In this model there is a time to be angry and a time to calm down, a time to be generous and a time to hold back.

But in the hustle and bustle of real life, we tend to abolish the choice and instead act in a routine that originated from our past. So the task is to try to see clearly, to be conscious, to avoid the kind of confusion described by Isaiah as: “Ah, those who call evil good and good evil, who present darkness as light and light as darkness.

In the story of creation, God’s first act is to separate light from darkness. And yet we can only see light through the contrasting darkness. We live our mortal life knowing that darkness inevitably follows light. Both light and darkness are necessary, and together they help us see.
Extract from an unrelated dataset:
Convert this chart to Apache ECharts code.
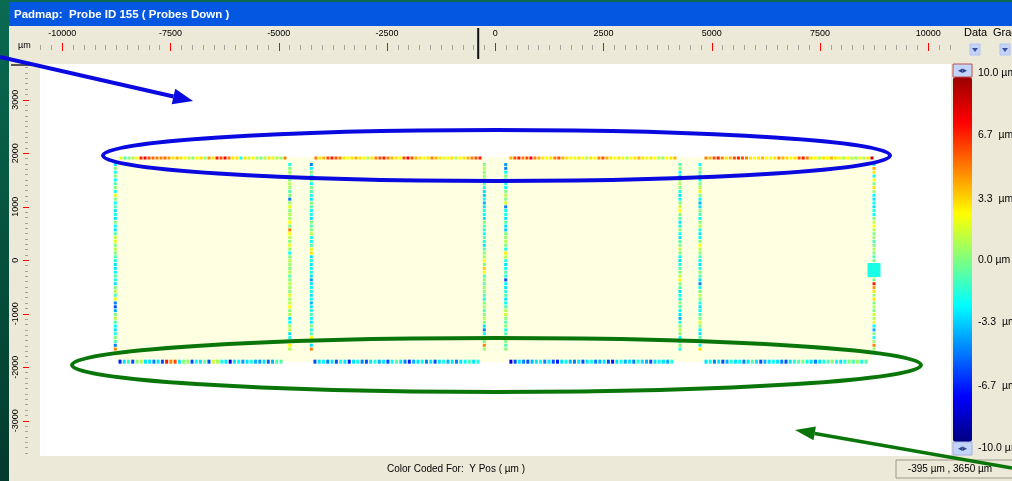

What is the most important verse in the Torah?

Rabbi Akiva said: “You will love your neighbor as yourself“. This is a great principle of the Torah. Ben Azzai didn’t agree with this: the verse “This is the book of the descendants of Adam… the man who God made in God’s likeness” expresses for him an even greater principle.

Why does Ben Azzai find such an obvious choice as “love your neighbor as yourself” insufficient? Perhaps, quite simply, because some people do not know how to love themselves. Maybe because it asks too much of us to love everyone? Or maybe Ben Azzai thinks that the simple explanation of human existence is enough: “This is the account of Adam’s descendants.”

For if we look into the face of another man, we see before him the image of God, the image of all God’s creatures that ever existed. In fact, we look in a mirror and see our own face in it. Through the awareness that we are all equal, both in our humanity and in the fact that we were created in the image of God, we learn to treat the other with respect and kindness.

And isn’t that just the essential characteristic of a mensch?